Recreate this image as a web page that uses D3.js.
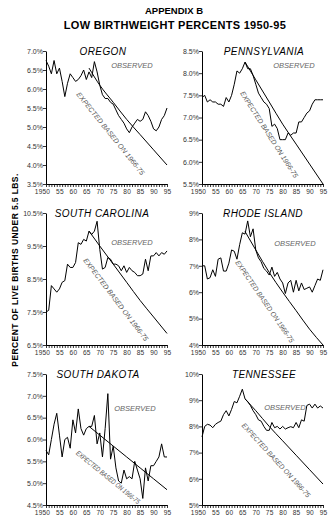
<!DOCTYPE html>
<html>
<head>
<meta charset="utf-8">
<script src="https://cdn.jsdelivr.net/npm/d3@7/dist/d3.min.js"></script>
<style>
  html, body { margin: 0; padding: 0; background: #fff; }
  svg { display: block; }
  text { font-family: "Liberation Sans", Arial, Helvetica, sans-serif; }
</style>
</head>
<body>
<svg id="chart" width="328" height="521"></svg>
<script>
// Years of observation
const years = [1950,1951,1952,1953,1954,1955,1956,1957,1958,1959,
               1960,1961,1962,1963,1964,1965,1966,1967,1968,1969,
               1970,1971,1972,1973,1974,1975,1976,1977,1978,1979,
               1980,1981,1982,1983,1984,1985,1986,1987,1988,1989,
               1990,1991,1992,1993,1994,1995];

// Years at which the 1966-75 trend projection is tabulated
const expectedYears = [1966, 1970, 1975, 1980, 1985, 1990, 1995];

// Observed percent of live births under 5.5 lbs
const oregonObserved = [6.75,6.6,6.4,6.75,6.4,6.55,6.2,5.8,6.15,6.4,
                        6.3,6.2,6.25,6.35,6.5,6.25,6.45,6.3,6.72,6.45,
                        6.1,5.85,5.75,5.75,5.65,5.6,5.45,5.3,5.2,5.1,
                        4.95,4.85,5.0,5.1,5.2,5.15,5.2,5.4,5.3,5.15,
                        4.95,4.9,5.0,5.2,5.3,5.5];
const pennsylvaniaObserved = [7.45,7.5,7.35,7.4,7.35,7.35,7.3,7.3,7.25,7.45,
                              7.35,7.5,7.75,8.05,8.0,8.1,8.25,8.1,8.1,7.95,
                              7.75,7.55,7.45,7.35,7.3,7.2,6.8,6.85,6.75,6.5,
                              6.5,6.5,6.65,6.6,6.65,6.65,6.9,6.9,7.0,7.1,
                              7.15,7.3,7.4,7.4,7.4,7.4];
const southCarolinaObserved = [7.5,7.55,8.3,8.2,8.1,8.2,8.4,8.45,8.95,8.85,
                               8.85,9.0,9.6,9.55,9.7,9.65,9.95,9.85,9.95,10.25,
                               9.4,8.8,8.85,9.15,9.1,8.95,8.95,8.9,8.75,8.9,
                               8.7,8.85,8.75,8.7,8.6,8.6,8.65,9.1,8.75,9.2,
                               9.2,9.3,9.2,9.3,9.25,9.35];
const rhodeIslandObserved = [7.0,7.0,6.5,6.55,6.85,6.6,7.25,7.3,6.8,6.8,
                             7.1,7.6,7.55,7.25,7.8,8.25,8.2,8.7,8.1,8.4,
                             7.6,7.3,7.15,6.9,6.8,6.65,6.95,6.6,6.75,6.5,
                             6.35,5.95,6.35,6.45,6.0,6.45,6.05,6.35,6.1,6.15,
                             6.2,6.0,6.25,6.5,6.45,6.85];
const southDakotaObserved = [5.75,5.65,6.0,6.35,6.6,6.1,5.6,6.0,6.05,5.8,
                             6.45,6.15,6.7,6.25,6.1,6.25,6.3,6.3,6.55,5.9,
                             6.15,5.6,6.25,7.05,5.55,5.85,5.35,5.05,5.0,5.3,
                             5.1,5.15,5.1,5.5,5.3,5.1,4.65,5.35,5.05,5.4,
                             5.4,5.5,5.6,5.9,5.6,5.6];
const tennesseeObserved = [7.6,8.0,8.08,8.05,7.95,8.08,8.15,8.2,8.45,8.6,
                           8.4,8.65,8.95,8.9,9.15,9.42,9.05,8.95,8.8,8.6,
                           8.45,8.25,8.2,8.0,7.85,7.85,8.15,7.95,8.0,7.9,
                           8.0,7.9,7.95,7.99,7.95,8.15,7.95,8.25,8.2,8.8,
                           8.85,8.7,8.85,8.7,8.78,8.7];

// Expected values projected from the 1966-75 trend
const oregonExpected        = [6.55, 6.1, 5.65, 5.2, 4.8, 4.4, 4.0];
const pennsylvaniaExpected  = [8.25, 7.85, 7.35, 6.85, 6.4, 5.95, 5.5];
const southCarolinaExpected = [9.95, 9.5, 8.95, 8.4, 7.85, 7.35, 6.85];
const rhodeIslandExpected   = [8.3, 7.6, 6.75, 6.0, 5.3, 4.6, 4.0];
const southDakotaExpected   = [6.3, 6.1, 5.85, 5.6, 5.35, 5.1, 4.85];
const tennesseeExpected     = [9.05, 8.6, 8.0, 7.45, 6.9, 6.35, 5.8];

// Y-axis tick values
const oregonTicks        = [3.5, 4.0, 4.5, 5.0, 5.5, 6.0, 6.5, 7.0];
const pennsylvaniaTicks  = [5.5, 6.0, 6.5, 7.0, 7.5, 8.0, 8.5];
const southCarolinaTicks = [6.5, 7.5, 8.5, 9.5, 10.5];
const rhodeIslandTicks   = [4, 5, 6, 7, 8, 9];
const southDakotaTicks   = [4.5, 5.0, 5.5, 6.0, 6.5, 7.0, 7.5];
const tennesseeTicks     = [5, 6, 7, 8, 9, 10];

// X-axis labelled years
const xLabelYears = [1950, 1955, 1960, 1965, 1970, 1975, 1980, 1985, 1990, 1995];

const panels = [
  { name: "OREGON",         obs: oregonObserved,        exp: oregonExpected,        ticks: oregonTicks,        fmt: ".1f" },
  { name: "PENNSYLVANIA",   obs: pennsylvaniaObserved,  exp: pennsylvaniaExpected,  ticks: pennsylvaniaTicks,  fmt: ".1f" },
  { name: "SOUTH CAROLINA", obs: southCarolinaObserved, exp: southCarolinaExpected, ticks: southCarolinaTicks, fmt: ".1f" },
  { name: "RHODE ISLAND",   obs: rhodeIslandObserved,   exp: rhodeIslandExpected,   ticks: rhodeIslandTicks,   fmt: "d" },
  { name: "SOUTH DAKOTA",   obs: southDakotaObserved,   exp: southDakotaExpected,   ticks: southDakotaTicks,   fmt: ".1f" },
  { name: "TENNESSEE",      obs: tennesseeObserved,     exp: tennesseeExpected,     ticks: tennesseeTicks,     fmt: "d" }
];

// Panel frames (plot area in page pixels) and label placements
const columns = [{ x0: 46, x1: 167 }, { x0: 202, x1: 323 }];
const rows    = [{ y0: 51, y1: 184 }, { y0: 213, y1: 345 }, { y0: 374, y1: 505 }];
const namePos     = [[103, 55], [264, 55], [102, 217], [263, 217], [98, 378], [264, 378]];
const obsLabelPos = [[132, 68], [294, 68], [132, 245], [295, 246], [135, 411], [285, 410]];
const expLabelPos = [[78, 93], [242, 92], [85, 259], [237, 261], [77, 452], [243, 424]];
const expLabelLen = [104, 101, 102, 98, 80, 98];

const svg = d3.select("#chart");

// Titles
svg.append("text")
  .attr("x", 174).attr("y", 14)
  .attr("text-anchor", "middle")
  .attr("font-size", 9.5).attr("font-weight", "bold")
  .text("APPENDIX B");
svg.append("text")
  .attr("x", 175).attr("y", 29)
  .attr("text-anchor", "middle")
  .attr("font-size", 11).attr("font-weight", "bold")
  .attr("letter-spacing", 0.3)
  .text("LOW BIRTHWEIGHT PERCENTS 1950-95");

// Shared y-axis title
svg.append("text")
  .attr("transform", "translate(15,270) rotate(-90)")
  .attr("text-anchor", "middle")
  .attr("dominant-baseline", "central")
  .attr("font-size", 8.5).attr("font-weight", "bold")
  .attr("letter-spacing", 0.4)
  .text("PERCENT OF LIVE BIRTHS UNDER 5.5 LBS.");

panels.forEach((p, i) => {
  const col = columns[i % 2];
  const row = rows[Math.floor(i / 2)];

  const x = d3.scaleLinear().domain([1950, 1995]).range([col.x0, col.x1]);
  const y = d3.scaleLinear()
    .domain([d3.min(p.ticks), d3.max(p.ticks)])
    .range([row.y1, row.y0]);

  const g = svg.append("g");

  // X axis: a tick every year, labels every five years
  const xAxis = d3.axisBottom(x)
    .tickValues(years)
    .tickSize(3)
    .tickSizeOuter(0)
    .tickFormat(d => xLabelYears.includes(d) ? (d === 1950 ? "1950" : String(d).slice(2)) : "");
  const gx = g.append("g")
    .attr("transform", `translate(0,${row.y1})`)
    .call(xAxis);
  gx.select(".domain").attr("stroke", "#000").attr("stroke-width", 1);
  gx.selectAll(".tick line").attr("stroke", "#000").attr("stroke-width", 0.8);
  gx.selectAll(".tick text")
    .attr("font-family", "'Liberation Sans', Arial, sans-serif")
    .attr("font-size", 6.6).attr("fill", "#333").attr("dy", "0.6em")
    .attr("letter-spacing", 0.2)
    .attr("dx", d => d === 1950 ? -4 : 0);

  // Y axis
  const yAxis = d3.axisLeft(y)
    .tickValues(p.ticks)
    .tickSize(3)
    .tickSizeOuter(0)
    .tickFormat(d => d3.format(p.fmt)(d) + "%");
  const gy = g.append("g")
    .attr("transform", `translate(${col.x0},0)`)
    .call(yAxis);
  gy.select(".domain").attr("stroke", "#000").attr("stroke-width", 1);
  gy.selectAll(".tick line").attr("stroke", "#000").attr("stroke-width", 0.8);
  gy.selectAll(".tick text")
    .attr("font-family", "'Liberation Sans', Arial, sans-serif")
    .attr("font-size", 7).attr("fill", "#333").attr("x", -3);

  const line = d3.line().x(d => x(d[0])).y(d => y(d[1]));

  // Observed series
  g.append("path")
    .datum(years.map((yr, k) => [yr, p.obs[k]]))
    .attr("d", line)
    .attr("fill", "none").attr("stroke", "#000").attr("stroke-width", 1)
    .attr("stroke-linejoin", "round");

  // Expected trend
  const expPts = expectedYears.map((yr, k) => [yr, p.exp[k]]);
  g.append("path")
    .datum(expPts)
    .attr("d", d3.line().x(d => x(d[0])).y(d => y(d[1])).curve(d3.curveMonotoneX))
    .attr("fill", "none").attr("stroke", "#000").attr("stroke-width", 1);

  // State name
  g.append("text")
    .attr("x", namePos[i][0]).attr("y", namePos[i][1])
    .attr("text-anchor", "middle")
    .attr("font-size", 10).attr("font-style", "italic")
    .attr("letter-spacing", 0.4)
    .text(p.name);

  // Series labels
  g.append("text")
    .attr("x", obsLabelPos[i][0]).attr("y", obsLabelPos[i][1])
    .attr("text-anchor", "middle")
    .attr("font-size", 7.5).attr("font-style", "italic").attr("fill", "#666")
    .text("OBSERVED");

  const first = expPts[0], last = expPts[expPts.length - 1];
  const angle = Math.atan2(y(last[1]) - y(first[1]), x(last[0]) - x(first[0])) * 180 / Math.PI;
  g.append("text")
    .attr("transform", `translate(${expLabelPos[i][0]},${expLabelPos[i][1]}) rotate(${angle})`)
    .attr("font-size", 7).attr("font-style", "italic").attr("fill", "#555")
    .attr("textLength", expLabelLen[i]).attr("lengthAdjust", "spacingAndGlyphs")
    .attr("dominant-baseline", "central")
    .text("EXPECTED BASED ON 1966-75");
});
</script>
</body>
</html>
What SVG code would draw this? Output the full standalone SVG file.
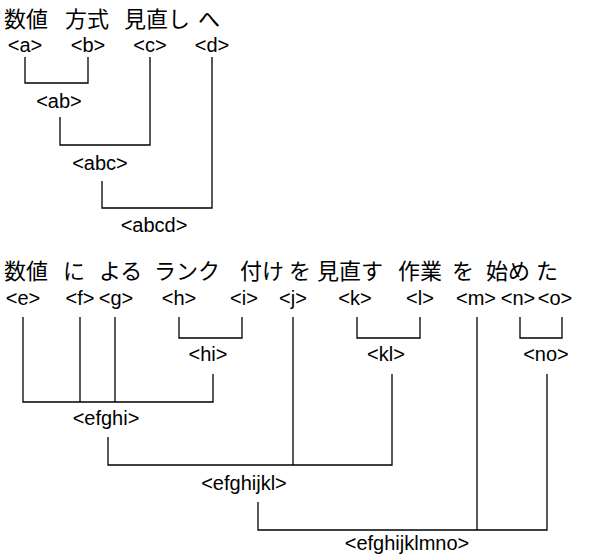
<svg xmlns="http://www.w3.org/2000/svg" width="592" height="560" viewBox="0 0 592 560">
<style>
.jp{font-family:"Noto Sans CJK JP","Noto Sans CJK SC",sans-serif;font-size:22px;fill:#000}
.lb{font-family:"Liberation Sans",Arial,sans-serif;font-size:20px;fill:#000;text-anchor:middle}
.cn{fill:none;stroke:#000;stroke-width:1.3}
</style>
<rect width="592" height="560" fill="#fff"/>
<g id="words1">
<text class="jp" x="4" y="27">数値</text>
<text class="jp" x="65" y="27">方式</text>
<text class="jp" x="124" y="27">見直し</text>
<text class="jp" x="198" y="27">へ</text>
</g>
<g id="node-a"><text class="lb" x="25" y="52">&lt;a&gt;</text></g>
<g id="node-b"><text class="lb" x="88" y="52">&lt;b&gt;</text></g>
<g id="node-c"><text class="lb" x="150" y="52">&lt;c&gt;</text></g>
<g id="node-d"><text class="lb" x="212" y="52">&lt;d&gt;</text></g>
<g id="node-ab"><text class="lb" x="59" y="108">&lt;ab&gt;</text></g>
<g id="node-abc"><text class="lb" x="100" y="170">&lt;abc&gt;</text></g>
<g id="node-abcd"><text class="lb" x="154" y="232">&lt;abcd&gt;</text></g>
<g id="words2">
<text class="jp" x="4" y="279">数値</text>
<text class="jp" x="63" y="279">に</text>
<text class="jp" x="99" y="279">よる</text>
<text class="jp" x="154" y="279">ランク</text>
<text class="jp" x="240" y="279">付け</text>
<text class="jp" x="289" y="279">を</text>
<text class="jp" x="317" y="279">見直す</text>
<text class="jp" x="398" y="279">作業</text>
<text class="jp" x="452" y="279">を</text>
<text class="jp" x="486" y="279">始め</text>
<text class="jp" x="536" y="279">た</text>
</g>
<g id="node-e"><text class="lb" x="23" y="305">&lt;e&gt;</text></g>
<g id="node-f"><text class="lb" x="80" y="305">&lt;f&gt;</text></g>
<g id="node-g"><text class="lb" x="116" y="305">&lt;g&gt;</text></g>
<g id="node-h"><text class="lb" x="179" y="305">&lt;h&gt;</text></g>
<g id="node-i"><text class="lb" x="244" y="305">&lt;i&gt;</text></g>
<g id="node-j"><text class="lb" x="293" y="305">&lt;j&gt;</text></g>
<g id="node-k"><text class="lb" x="355" y="305">&lt;k&gt;</text></g>
<g id="node-l"><text class="lb" x="420" y="305">&lt;l&gt;</text></g>
<g id="node-m"><text class="lb" x="476" y="305">&lt;m&gt;</text></g>
<g id="node-n"><text class="lb" x="518" y="305">&lt;n&gt;</text></g>
<g id="node-o"><text class="lb" x="555" y="305">&lt;o&gt;</text></g>
<g id="node-hi"><text class="lb" x="208" y="361">&lt;hi&gt;</text></g>
<g id="node-kl"><text class="lb" x="386" y="361">&lt;kl&gt;</text></g>
<g id="node-no"><text class="lb" x="546" y="361">&lt;no&gt;</text></g>
<g id="node-efghi"><text class="lb" x="106" y="425">&lt;efghi&gt;</text></g>
<g id="node-efghijkl"><text class="lb" x="244" y="490">&lt;efghijkl&gt;</text></g>
<g id="node-efghijklmno"><text class="lb" x="407" y="550">&lt;efghijklmno&gt;</text></g>
<g id="connectors">
<path class="cn" d="M25 57V83H88V57"/>
<path class="cn" d="M60 117V145H150V57"/>
<path class="cn" d="M102 181V208H212V57"/>
<path class="cn" d="M23 317V402H213V374"/>
<path class="cn" d="M80 317V402"/>
<path class="cn" d="M115 317V402"/>
<path class="cn" d="M179 317V338H242V317"/>
<path class="cn" d="M357 317V338H420V317"/>
<path class="cn" d="M520 317V338H562V317"/>
<path class="cn" d="M108 437V465H392V374"/>
<path class="cn" d="M293 317V465"/>
<path class="cn" d="M258 502V530H547V374"/>
<path class="cn" d="M477 317V530"/>
</g>
</svg>
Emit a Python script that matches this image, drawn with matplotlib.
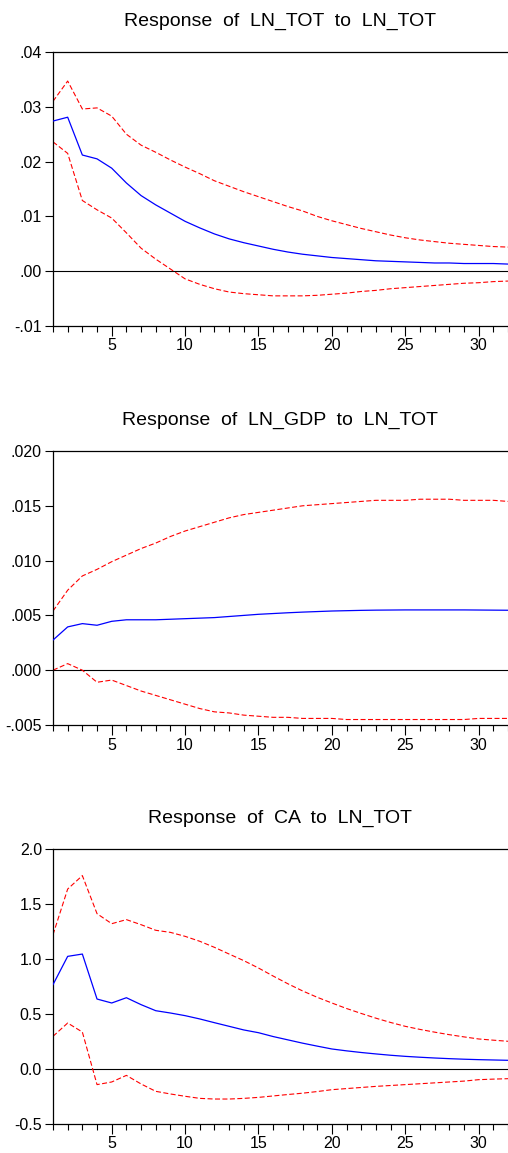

__Your task__
Return exactly what appears from the opening line of the material through the line with "[1966, 1970, 1975, 1980, 1985, 1990, 1995];", apart from the pictures.

__Expected answer__
Recreate this image as a web page that uses D3.js.
<!DOCTYPE html>
<html>
<head>
<meta charset="utf-8">
<script src="https://cdn.jsdelivr.net/npm/d3@7/dist/d3.min.js"></script>
<style>
  html, body { margin: 0; padding: 0; background: #fff; }
  svg { display: block; }
  text { font-family: "Liberation Sans", Arial, Helvetica, sans-serif; }
</style>
</head>
<body>
<svg id="chart" width="328" height="521"></svg>
<script>
// Years of observation
const years = [1950,1951,1952,1953,1954,1955,1956,1957,1958,1959,
               1960,1961,1962,1963,1964,1965,1966,1967,1968,1969,
               1970,1971,1972,1973,1974,1975,1976,1977,1978,1979,
               1980,1981,1982,1983,1984,1985,1986,1987,1988,1989,
               1990,1991,1992,1993,1994,1995];

// Years at which the 1966-75 trend projection is tabulated
const expectedYears = [1966, 1970, 1975, 1980, 1985, 1990, 1995];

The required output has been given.